After Takeuchi retired as mayor, he stated that there were only three ways to block the development plans: (1) argue that the development is unconstitutional based on the provision of paragraph 2 of Article 29 of the Constitution, which stipulates that property rights shall be restricted for the sake of public welfare; (2) exploiting loopholes in the law; and (3) strongly advocate for corporate social responsibility to discourage developers. In the case of the Hiromachi green space, Takeuchi used approach (2) as mayor of Kamakura, and citizen activists used (1) and (3), to try to put the developers in a tight spot legally.

Takeuchi's plan to build walking paths for citizens was abandoned in October 1999. Around that time, a citizen-led group focused on restoring the pathways started working separately from the Association to Protect Hiking Trails. Takahiro Ikeda, then-representative of the Association of Kamakura Hiromachi-no-Mori Lovers, a group of citizens from outside the area, believed that community paths are common assets shared by local residents, like common land; thus it should not be allowed for developers to infringe on them.

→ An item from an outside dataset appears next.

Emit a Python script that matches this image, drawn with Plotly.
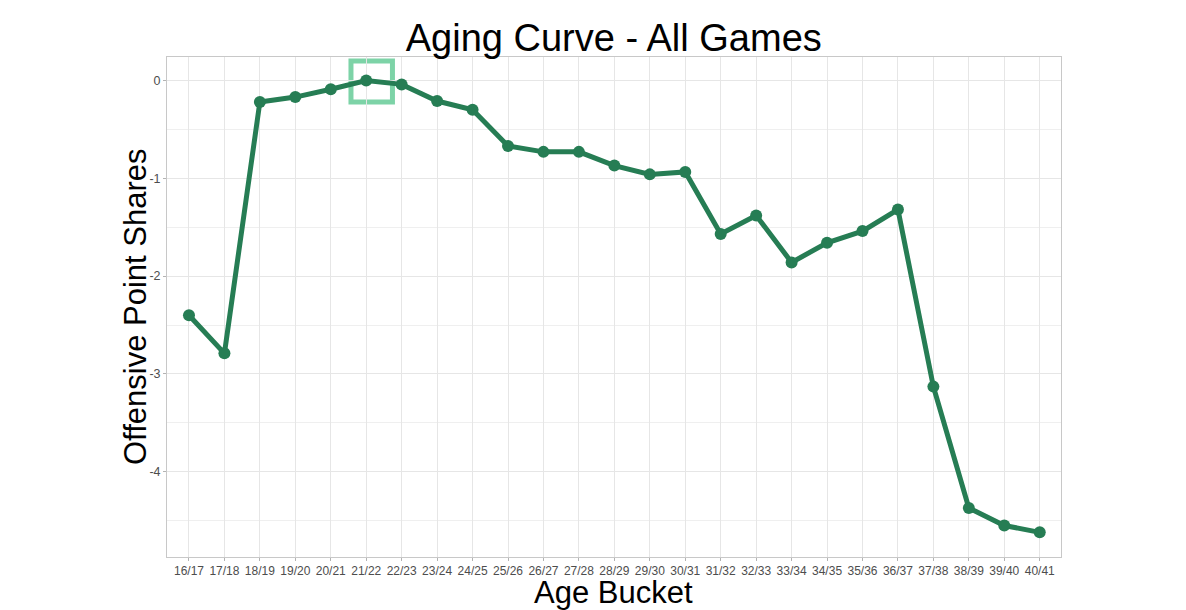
import plotly.graph_objects as go

age_buckets = ["16/17", "17/18", "18/19", "19/20", "20/21", "21/22", "22/23", "23/24",
               "24/25", "25/26", "26/27", "27/28", "28/29", "29/30", "30/31", "31/32",
               "32/33", "33/34", "34/35", "35/36", "36/37", "37/38", "38/39", "39/40", "40/41"]
ops = [-2.40, -2.79, -0.22, -0.17, -0.09, 0.0, -0.04, -0.21, -0.30, -0.67, -0.73, -0.73,
       -0.87, -0.96, -0.935, -1.57, -1.38, -1.86, -1.66, -1.54, -1.32, -3.13, -4.37, -4.55, -4.62]
y_ticks = [0, -1, -2, -3, -4]
highlight_bucket = "21/22"

line_color = "#267D54"
box_color = "#7DD3A7"

W, H = 1186, 610
ML, MR, MT, MB = 167, 125, 57, 53
PW, PH = W - ML - MR, H - MT - MB

fig = go.Figure()
fig.add_trace(go.Scatter(
    x=age_buckets, y=ops, mode="lines+markers",
    line=dict(color=line_color, width=5),
    marker=dict(color=line_color, size=12),
    hoverinfo="x+y", showlegend=False,
))

hi = age_buckets.index(highlight_bucket)
fig.add_shape(type="rect", xref="x", yref="y",
              x0=hi - 0.43, x1=hi + 0.74, y0=-0.22, y1=0.20,
              line=dict(color=box_color, width=5), fillcolor="rgba(0,0,0,0)",
              layer="below")

# axis titles as annotations for exact placement
fig.add_annotation(text="Offensive Point Shares", xref="paper", yref="paper",
                   x=(135 - ML) / PW, y=0.5, xanchor="center", yanchor="middle",
                   textangle=-90, showarrow=False,
                   font=dict(family="Liberation Sans, Arial", size=31, color="black"))
fig.add_annotation(text="Age Bucket", xref="paper", yref="paper",
                   x=(613.5 - ML) / PW, y=(H - MB - 592) / PH, xanchor="center", yanchor="middle",
                   showarrow=False,
                   font=dict(family="Liberation Sans, Arial", size=31, color="black"))

fig.update_layout(
    width=W, height=H,
    paper_bgcolor="white", plot_bgcolor="white",
    margin=dict(l=ML, r=MR, t=MT, b=MB, autoexpand=False),
    title=dict(text="Aging Curve - All Games", x=0.5175, xanchor="center",
               xref="container", yref="container",
               y=1 - 38 / H, yanchor="middle", automargin=False,
               font=dict(family="Liberation Sans, Arial", size=38, color="black")),
    font=dict(family="Liberation Sans, Arial"),
    xaxis=dict(
        type="category", categoryorder="array", categoryarray=age_buckets,
        range=[-0.62, len(age_buckets) - 1 + 0.6], automargin=False,
        showgrid=True, gridcolor="#e6e6e6", gridwidth=1,
        showline=True, linecolor="#c8c8c8", linewidth=1, mirror=True,
        ticks="outside", ticklen=3, tickcolor="#b3b3b3",
        tickfont=dict(size=12, color="#4d4d4d"), tickangle=0,
        zeroline=False, fixedrange=True,
    ),
    yaxis=dict(
        range=[-4.872, 0.24], automargin=False,
        tickvals=y_ticks, ticktext=[str(v) for v in y_ticks],
        showgrid=True, gridcolor="#e6e6e6", gridwidth=1,
        minor=dict(dtick=0.5, tick0=0, showgrid=True, gridcolor="#efefef", gridwidth=1, ticks=""),
        showline=True, linecolor="#c8c8c8", linewidth=1, mirror=True,
        ticks="outside", ticklen=3, tickcolor="#b3b3b3",
        tickfont=dict(size=12.5, color="#4d4d4d"),
        zeroline=False, fixedrange=True,
    ),
)

fig.write_html("out.html", config={"displayModeBar": False},
               post_script="document.body.style.margin='0';document.body.style.overflow='hidden';")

Based on his belief, Ikeda not only opposed the housing development but also launched an initiative, Mononofu-no-Michi Groundwork Trust, in order to restore the long-forgotten communality of the pathways by repairing and reusing them. Volunteers cut grass, cleared fallen trees, and put up signposts. The restored paths were named "Mononofu no Michi" (literally meaning "paths of the samurai" in Japanese), and are now loved by the community. Since May 2009, another civic group supporting walking paths, Sansakuro no Kai, has been working to maintain the pathways, with support from the Association to Protect Nature of Kamakura and the non-profit organization Kamakura Hiromachi-no-Mori Civic Council.


This is one example of an initiative to prevent over-exploitation and to protect green space through the process of a struggle by local people to restore local pathways. In the future, we will keep watching and report more cases on the concept and management of the "local commons" in Japan.